Conquering the T-bar |
Yes, that feels good! |
Its beautiful up there |
A little help from my friend Sandy, and all pics thanks to her functional iphone |
I love skiing but I’m not much of a skier. Similar to my dance life, my ski skills were
developed as an adult, rather than being ingrained and established with proper technique
and muscle memory as a child or adolescent.

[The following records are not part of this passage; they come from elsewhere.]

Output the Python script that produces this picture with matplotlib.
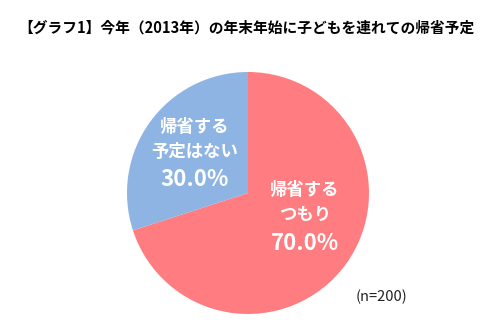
import matplotlib
matplotlib.use('Agg')
import matplotlib.pyplot as plt

plt.rcParams['font.family'] = ['Noto Sans CJK JP', 'DejaVu Sans']

# データ
labels = ['帰省する\nつもり', '帰省する\n予定はない']
values = [70.0, 30.0]
colors = ['#FF7C80', '#8EB4E3']
title = '【グラフ1】今年（2013年）の年末年始に子どもを連れての帰省予定'
note = '(n=200)'

W, H = 495, 330
fig = plt.figure(figsize=(W / 100, H / 100), dpi=100)

# 円グラフ（中心 248,193 / 半径 121 px）
cx, cy, r = 248, 193, 121
ax = fig.add_axes([(cx - r) / W, 1 - (cy + r) / H, 2 * r / W, 2 * r / H])
ax.pie(values, colors=colors, startangle=90, counterclock=False,
       wedgeprops=dict(linewidth=0))
ax.set_xlim(-1, 1)
ax.set_ylim(-1, 1)
ax.set_aspect('equal')
ax.axis('off')

# ラベル位置（ピクセル）
label_pos = [(305, 190), (195, 127)]
for lab, val, (x, y) in zip(labels, values, label_pos):
    lines = lab.split('\n')
    for i, ln in enumerate(lines):
        fig.text(x / W, 1 - (y + i * 25) / H, ln, ha='center', va='center',
                 color='white', fontsize=12.5, fontweight='bold')
    yy = y + (len(lines) - 1) * 25 + 28
    fig.text(x / W, 1 - yy / H, f'{val:.1f}%', ha='center', va='center',
             color='white', fontsize=16, fontweight='bold')

fig.text(18 / W, 1 - 27 / H, title, ha='left', va='center',
         fontsize=10.6, fontweight='bold', color='black')
fig.text(356 / W, 1 - 297 / H, note, ha='left', va='center',
         fontsize=10.5, color='#222222')

fig.savefig('out.png', dpi=100)
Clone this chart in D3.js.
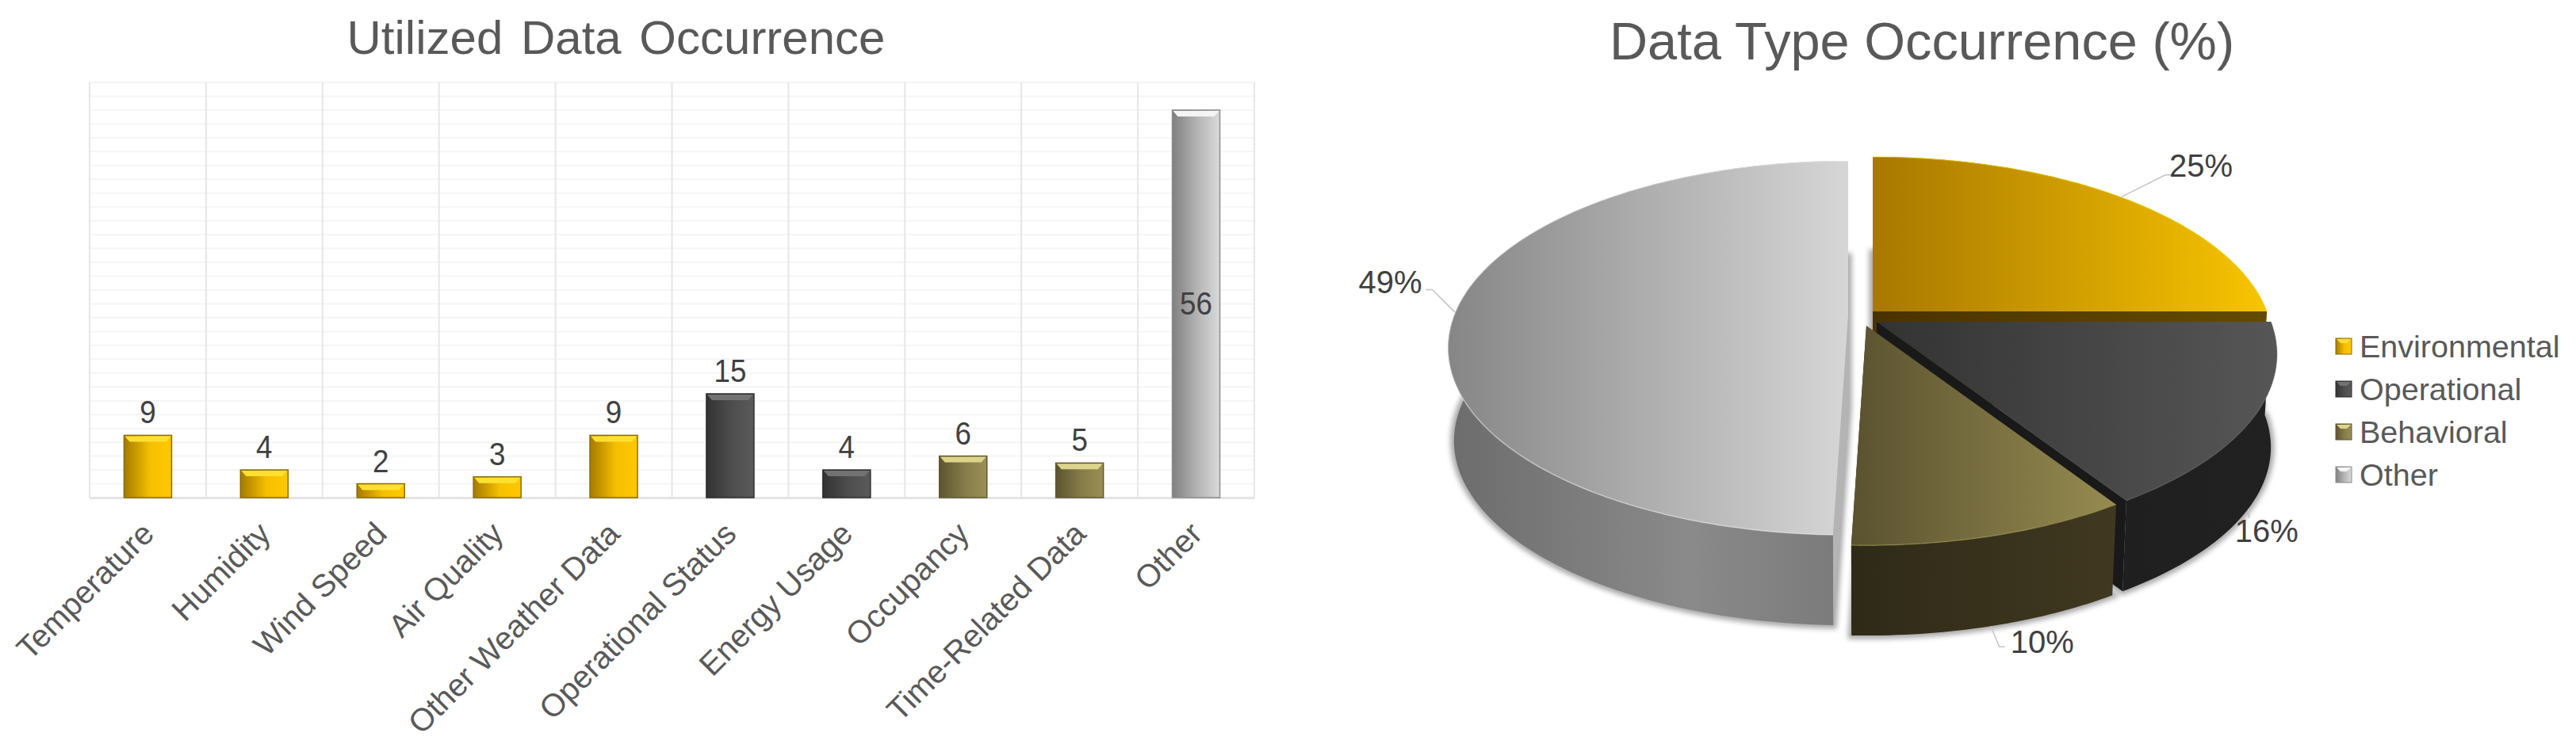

So I can navigate down the mountain of greens and blues with relative
ease, but don’t count on me winning any prizes for technique. It’s not a pretty site, flailing and jerking from
side to side hunched over like the old decrepit man I’m always working to
disguise on the dance floor. This is in
contrast to the hundreds of beautiful skiers of all body types; fat, small,
tall, young, and old who can glide effortlessly, gracefully carving prefect
semicircles in the snow, looking nonchalant as they whisk by the plebian riffraff
of slow, crusty, bumpy, tentative cadaver like skier want-to-bees losing the
fight with the mountain they are reluctantly descending.
Still I have my moments when the snow is perfect and the
runs are groomed and clear of tracts before the mob of skiers push the snow
into obstructive piles of hard mounds and boulders, exposing the underlying
slick rock-hard white ice beneath the powder that flings you off of your feet sliding
in a free-for-all. Yes, there are moments when the snow is perfect and I can
look like a reasonable skier. Problem is the snow is seldom perfect for long,
and thus I can never really relax on the mountain unless I descend into my
la-la-land white out brain trance.
This happens at the end of the day, or at the end of the
week when the brain is fully saturated with and mesmerized by the pervasive
white-out snow cover, the whitish/ grey overcast skies, the cloudy mist and palpable
fog unpredictably obscuring your vision and balance, and by the intricate
pattern of lace like figures of the snow-covered camouflaged trees. These prerequisites lead to falling victim to,
and being engulfed in the ubiquitous whiteness of the surrounding moment, which
insidiously seeps into your being while transforming you into an inanimate glob
of flesh, releasing an out-of-body experience, numb to your surroundings and
those alarming signals that protect you from harm and injury. You are bobbing down the mountain without a
care, dazed and anesthetized, a prime candidate for a disastrous fall!
But wait a minute, I’m not sure what possessed me to descend
into this diatribe of self-deprecation, but the actual intent of this writing
was to describe overcoming ones fears. Having skied for roughly 20 years, the only
real ski vessel that I feared prior to this BIG WHITE trip was the T-bar. Being scarred by a previous experience on a
T-bar – when the T-bar was jolting me nearly off of the bar through uneven
snow, and the path up the mountain was un-groomed, making navigating the path toward
the end all the more treacherous. Finally, there was no descent or decline at
the end of the T-bar allowing for a clean exit.
Thus, as I released the stupid death bar from my freezing butt, it
suddenly recoiled sending me a parting farewell jolt while torpedoing me to the
ground, demanding that I never to return in its presence.
I thought I was scarred for life but this year, my ski
buddies encouraged me to set my fears aside and give it another chance. The T-bar takes you up to the top of BIG
WHITE with a fabulous view of the world.
And I’ve been missing that view and a beautifully fluid long run that
seems to last forever appropriately called the Sun Run. OK, am
I a man or a mouse?
With the unwavering confidence of my ski friends,
encouragement and hand holding…literally, I found that the T-bar was not even a
slightly worrisome feat. Once
accomplished, you could not stop me from returning back again and again.
What is the lesson to be gained? Not all T-bars are the alike? That’s obvious or maybe not so obvious to me
at least.
But I think the important message for me is that while we
live mostly within ourselves, we need others to bring out the best (and maybe
even the worst). Left alone to bask in
the world we have created limits our possibilities. We live in the confinement of our
imagination, likes and dislikes, fears and preferences. Others have their own world and experiences that
can be shared with us as long as we are brave enough to be engaged with other
humans. We each can contribute to the
others expanding world of possibilities. You don’t have to give up your humanity to
allow others access to your world. It
may bring you closer to the heavens as the T-bar lifted me to arguably the most
beautiful view from Big White and the most memorable ski run of the week.